**THE REQUEST:** Give again, verbatim, the lines between the line that contains "Write the TikZ code for this diagram." and the line that contains "(\name) ++(-19,0) -- ++(38,0);", counting both ends. Pictures are excluded from the copy.

(Records from a data collection)
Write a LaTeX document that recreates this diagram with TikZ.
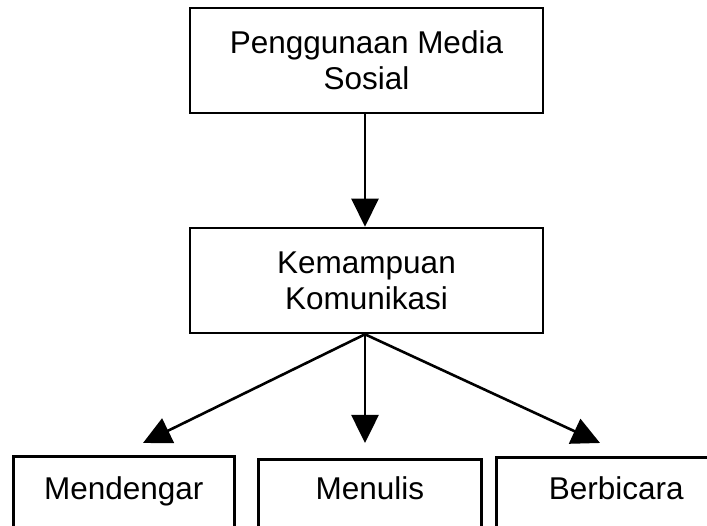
\documentclass[tikz,border=0pt]{standalone}
\usepackage{fontspec}
\setmainfont{Liberation Sans}
\usetikzlibrary{arrows.meta}
\begin{document}
\begin{tikzpicture}[x=1pt,y=1pt,
  box/.style={draw=black, line width=2.6pt, fill=white, inner sep=0pt, align=center,
    font=\fontsize{31.5}{36}\selectfont},
  conn/.style={line width=2.6pt, -{Triangle[length=28pt,width=27pt]}}]
\useasboundingbox (0,0) rectangle (707,526);
\node[box, minimum width=353, minimum height=105] (ps) at (366.5,465.5) {Penggunaan Media\\Sosial};
\node[box, minimum width=353, minimum height=105] (km) at (366.5,245.5) {Kemampuan\\Komunikasi};
\node[box, anchor=north west, minimum width=221, minimum height=84, text height=22pt, text depth=20pt] (md) at (12,71) {Mendengar};
\node[box, anchor=north west, minimum width=223, minimum height=84, text height=22pt, text depth=26pt] (mn) at (257,68) {Menulis};
\node[box, anchor=north west, minimum width=240, minimum height=84, text height=22pt, text depth=22pt] (bb) at (495,70) {Berbicara};
\coordinate (tl) at (143,83);
\coordinate (tm) at (365,83);
\coordinate (tr) at (600,83);
\draw[conn] (ps.south -| tm) -- (km.north -| tm);
\draw[conn] (km.south -| tm) -- (tl);
\draw[conn] (km.south -| tm) -- (tm);
\draw[conn] (km.south -| tm) -- (tr);
\end{tikzpicture}
\end{document}
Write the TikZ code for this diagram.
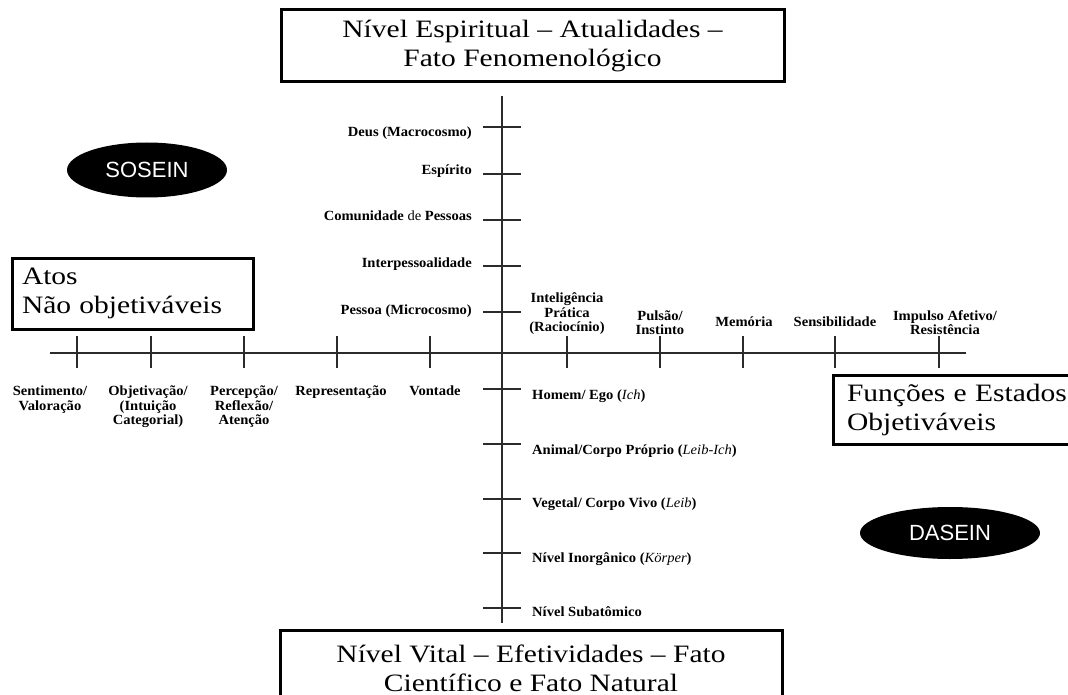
\documentclass[tikz,border=0pt]{standalone}
\usepackage{fontspec}
\setmainfont{Liberation Serif}
\newfontfamily\boxfont[FakeStretch=1.18]{Liberation Serif}
\newfontfamily\lblfont[FakeStretch=1.04]{Liberation Serif}
\newfontfamily\ovalfont{Liberation Sans}
\usepackage{tikz}
\usetikzlibrary{positioning,shapes.geometric}
\definecolor{axisgray}{HTML}{2B2B2B}
\newcommand{\IT}[1]{\textit{\mdseries #1}}

\begin{document}
\begin{tikzpicture}[x=1pt,y=-1pt,
  axis/.style={draw=axisgray, line width=1.3pt},
  lbl/.style={font=\lblfont\bfseries\fontsize{14}{14.5}\selectfont, align=center, inner sep=0pt},
  bigbox/.style={draw, line width=3pt, fill=white, inner sep=0pt,
    font=\boxfont\fontsize{25}{29}\selectfont},
  oval/.style={ellipse, fill=black, text=white, inner sep=0pt,
    font=\ovalfont\fontsize{22}{22}\selectfont}]

  \useasboundingbox (0,0) rectangle (1068,695);

  \newcommand\TickUp{17}
  \newcommand\TickLen{32}

  %% axes
  \coordinate (west) at (50,353);
  \coordinate (east) at (966,353);
  \coordinate (top) at (502,96);
  \coordinate (bottom) at (502,623);
  \draw[axis] (west) -- (east);
  \draw[axis] (top) -- (bottom);

  %% ticks on the horizontal axis
  \foreach \name/\px in {sent/77, obj/151, perc/244, repr/337, vont/430,
      intel/567, puls/660, mem/743, sens/835, imp/939}
    \coordinate (\name) at (\px,353);
  \foreach \name in {sent, obj, perc, repr, vont, intel, puls, mem, sens, imp}
    \draw[axis] (\name) ++(0,-\TickUp) -- ++(0,\TickLen);

  %% ticks on the vertical axis
  \foreach \name/\py in {deus/127, espirito/174, comun/220, inter/266, pessoa/312,
      homem/389, animal/444, vegetal/499, inorg/553, subat/608}
    \coordinate (\name) at (502,\py);
  \foreach \name in {deus, espirito, comun, inter, pessoa, homem, animal, vegetal, inorg, subat}
    \draw[axis] (\name) ++(-19,0) -- ++(38,0);

  %% acts (left, below the axis)
  \node[lbl, anchor=north] (sentL) at (50,386) {Sentimento/\\Valoração};
  \node[lbl, anchor=north] (objL) at (148,386) {Objetivação/\\(Intuição\\Categorial)};
  \node[lbl, anchor=north] (percL) at (244,386) {Percepção/\\Reflexão/\\Atenção};
  \node[lbl, anchor=north] (reprL) at (341,386) {Representação};
  \node[lbl, anchor=north] (vontL) at (435,386) {Vontade};

  %% functions (right, above the axis)
  \node[lbl, anchor=south] (intelL) at (567,335) {Inteligência\\Prática\\(Raciocínio)};
  \node[lbl, anchor=south] (pulsL) at (660,335) {Pulsão/\\Instinto};
  \node[lbl, anchor=base] (memL) at (744,326) {Memória};
  \node[lbl, anchor=base] (sensL) at (835,326) {Sensibilidade};
  \node[lbl, anchor=south] (impL) at (945,335) {Impulso Afetivo/\\Resistência};

  %% spiritual levels
  \node[lbl, anchor=base east] (deusL) at (472,137) {Deus (Macrocosmo)};
  \node[lbl, anchor=base east] (espiritoL) at (472,175) {Espírito};
  \node[lbl, anchor=base east] (comunL) at (472,221) {Comunidade {\mdseries de} Pessoas};
  \node[lbl, anchor=base east] (interL) at (472,267) {Interpessoalidade};
  \node[lbl, anchor=base east] (pessoaL) at (472,314) {Pessoa (Microcosmo)};

  %% vital levels
  \node[lbl, anchor=base west] (homemL) at (532,399) {Homem/ Ego (\IT{Ich})};
  \node[lbl, anchor=base west] (animalL) at (532,454) {Animal/Corpo Próprio (\IT{Leib-Ich})};
  \node[lbl, anchor=base west] (vegetalL) at (532,507) {Vegetal/ Corpo Vivo (\IT{Leib})};
  \node[lbl, anchor=base west] (inorgL) at (532,562) {Nível Inorgânico (\IT{Körper})};
  \node[lbl, anchor=base west] (subatL) at (532,616) {Nível Subatômico};

  %% boxes
  \node[bigbox, minimum width=503pt, minimum height=72pt, align=center]
    (espiritual) at (532.5,46) {Nível Espiritual – Atualidades –\\Fato Fenomenológico};
  \node[bigbox, minimum width=502pt, minimum height=76pt, align=center]
    (vital) at (531,668) {Nível Vital – Efetividades – Fato\\Científico e Fato Natural};
  \node[bigbox, text width=221pt, inner xsep=10pt, minimum height=71pt, align=left]
    (atos) at (132.5,293.5) {Atos\\Não objetiváveis};
  \node[bigbox, text width=234pt, inner xsep=14pt, minimum height=69pt, align=left]
    (funcoes) at (964,409.5) {Funções e Estados\\Objetiváveis};

  %% ovals
  \node[oval, minimum width=160pt, minimum height=55pt] (sosein) at (147,170) {SOSEIN};
  \node[oval, minimum width=180pt, minimum height=52pt] (dasein) at (950,533) {DASEIN};

\end{tikzpicture}
\end{document}
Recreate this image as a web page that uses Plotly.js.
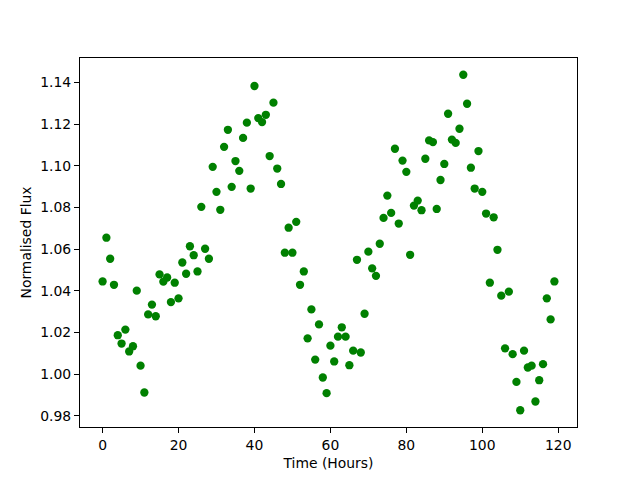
<!DOCTYPE html>
<html>
<head>
<meta charset="utf-8">
<script src="https://cdn.plot.ly/plotly-3.0.1.min.js"></script>
<style>html,body{margin:0;padding:0;background:#fff;}#chart{width:640px;height:480px;}</style>
</head>
<body>
<div id="chart"></div>
<script>
const hours = [0,1,2,3,4,5,6,7,8,9,10,11,12,13,14,15,16,17,18,19,20,21,22,23,24,25,26,27,28,29,
  30,31,32,33,34,35,36,37,38,39,40,41,42,43,44,45,46,47,48,49,50,51,52,53,54,55,56,57,58,59,
  60,61,62,63,64,65,66,67,68,69,70,71,72,73,74,75,76,77,78,79,80,81,82,83,84,85,86,87,88,89,
  90,91,92,93,94,95,96,97,98,99,100,101,102,103,104,105,106,107,108,109,110,111,112,113,114,115,116,117,118,119];
const flux = [1.0445,1.0655,1.0554,1.0429,1.0187,1.0147,1.0214,1.0109,1.0134,1.0401,
  1.0041,0.9912,1.0287,1.0334,1.0278,1.0479,1.0444,1.0464,1.0346,1.0439,
  1.0364,1.0536,1.0482,1.0614,1.0571,1.0493,1.0803,1.0602,1.0554,1.0995,
  1.0875,1.0789,1.1091,1.1173,1.0899,1.1023,1.0976,1.1134,1.1207,1.0891,
  1.1383,1.1229,1.1210,1.1245,1.1047,1.1303,1.0987,1.0913,1.0583,1.0703,
  1.0583,1.0731,1.0429,1.0493,1.0172,1.0311,1.0070,1.0239,0.9984,0.9909,
  1.0137,1.0061,1.0180,1.0225,1.0180,1.0043,1.0113,1.0549,1.0104,1.0290,
  1.0588,1.0508,1.0472,1.0626,1.0750,1.0857,1.0774,1.1082,1.0723,1.1025,
  1.0971,1.0573,1.0809,1.0833,1.0787,1.1034,1.1122,1.1114,1.0793,1.0932,
  1.1009,1.1250,1.1126,1.1110,1.1178,1.1437,1.1298,1.0991,1.0891,1.1071,
  1.0875,1.0771,1.0439,1.0753,1.0597,1.0377,1.0124,1.0396,1.0096,0.9963,
  0.9827,1.0113,1.0032,1.0041,0.9869,0.9971,1.0048,1.0364,1.0263,1.0445];
const xLabel = "Time (Hours)";
const yLabel = "Normalised Flux";

function padRange(arr) {
  const lo = Math.min(...arr), hi = Math.max(...arr), m = 0.05 * (hi - lo);
  return [lo - m, hi + m];
}

const font = {family: "DejaVu Sans", size: 13.9, color: "#000"};
const axisCommon = {
  showline: true, mirror: true, linecolor: "#000", linewidth: 1,
  ticks: "outside", ticklen: 5, tickwidth: 1, tickcolor: "#000",
  showgrid: false, zeroline: false, tickfont: font
};

Plotly.newPlot("chart", [{
  x: hours, y: flux, type: "scatter", mode: "markers",
  marker: {color: "#008000", size: 8.3}
}], {
  width: 640, height: 480,
  margin: {l: 80, r: 63, t: 58, b: 53},
  paper_bgcolor: "#fff", plot_bgcolor: "#fff",
  font: font, showlegend: false,
  xaxis: Object.assign({}, axisCommon, {
    range: padRange(hours), dtick: 20, tick0: 0,
    title: {text: xLabel, font: font, standoff: 6}
  }),
  yaxis: Object.assign({}, axisCommon, {
    range: padRange(flux), dtick: 0.02, tick0: 0, tickformat: ".2f",
    title: {text: yLabel, font: font, standoff: 5}
  })
}, {displayModeBar: false, staticPlot: true});
</script>
</body>
</html>
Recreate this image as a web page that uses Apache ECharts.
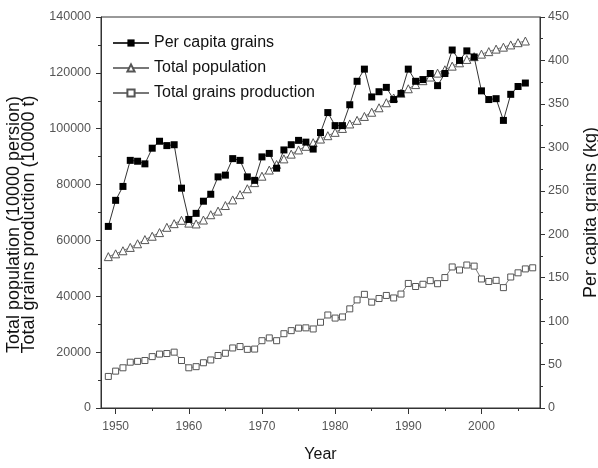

**EXERCISE ANSWER:**
Write the TikZ code for this diagram.
\documentclass[tikz,border=0pt]{standalone}
\usepackage{fontspec}
\setmainfont{Liberation Serif}
\newfontfamily\boxfont[FakeStretch=1.18]{Liberation Serif}
\newfontfamily\lblfont[FakeStretch=1.04]{Liberation Serif}
\newfontfamily\ovalfont{Liberation Sans}
\usepackage{tikz}
\usetikzlibrary{positioning,shapes.geometric}
\definecolor{axisgray}{HTML}{2B2B2B}
\newcommand{\IT}[1]{\textit{\mdseries #1}}

\begin{document}
\begin{tikzpicture}[x=1pt,y=-1pt,
  axis/.style={draw=axisgray, line width=1.3pt},
  lbl/.style={font=\lblfont\bfseries\fontsize{14}{14.5}\selectfont, align=center, inner sep=0pt},
  bigbox/.style={draw, line width=3pt, fill=white, inner sep=0pt,
    font=\boxfont\fontsize{25}{29}\selectfont},
  oval/.style={ellipse, fill=black, text=white, inner sep=0pt,
    font=\ovalfont\fontsize{22}{22}\selectfont}]

  \useasboundingbox (0,0) rectangle (1068,695);

  \newcommand\TickUp{17}
  \newcommand\TickLen{32}

  %% axes
  \coordinate (west) at (50,353);
  \coordinate (east) at (966,353);
  \coordinate (top) at (502,96);
  \coordinate (bottom) at (502,623);
  \draw[axis] (west) -- (east);
  \draw[axis] (top) -- (bottom);

  %% ticks on the horizontal axis
  \foreach \name/\px in {sent/77, obj/151, perc/244, repr/337, vont/430,
      intel/567, puls/660, mem/743, sens/835, imp/939}
    \coordinate (\name) at (\px,353);
  \foreach \name in {sent, obj, perc, repr, vont, intel, puls, mem, sens, imp}
    \draw[axis] (\name) ++(0,-\TickUp) -- ++(0,\TickLen);

  %% ticks on the vertical axis
  \foreach \name/\py in {deus/127, espirito/174, comun/220, inter/266, pessoa/312,
      homem/389, animal/444, vegetal/499, inorg/553, subat/608}
    \coordinate (\name) at (502,\py);
  \foreach \name in {deus, espirito, comun, inter, pessoa, homem, animal, vegetal, inorg, subat}
    \draw[axis] (\name) ++(-19,0) -- ++(38,0);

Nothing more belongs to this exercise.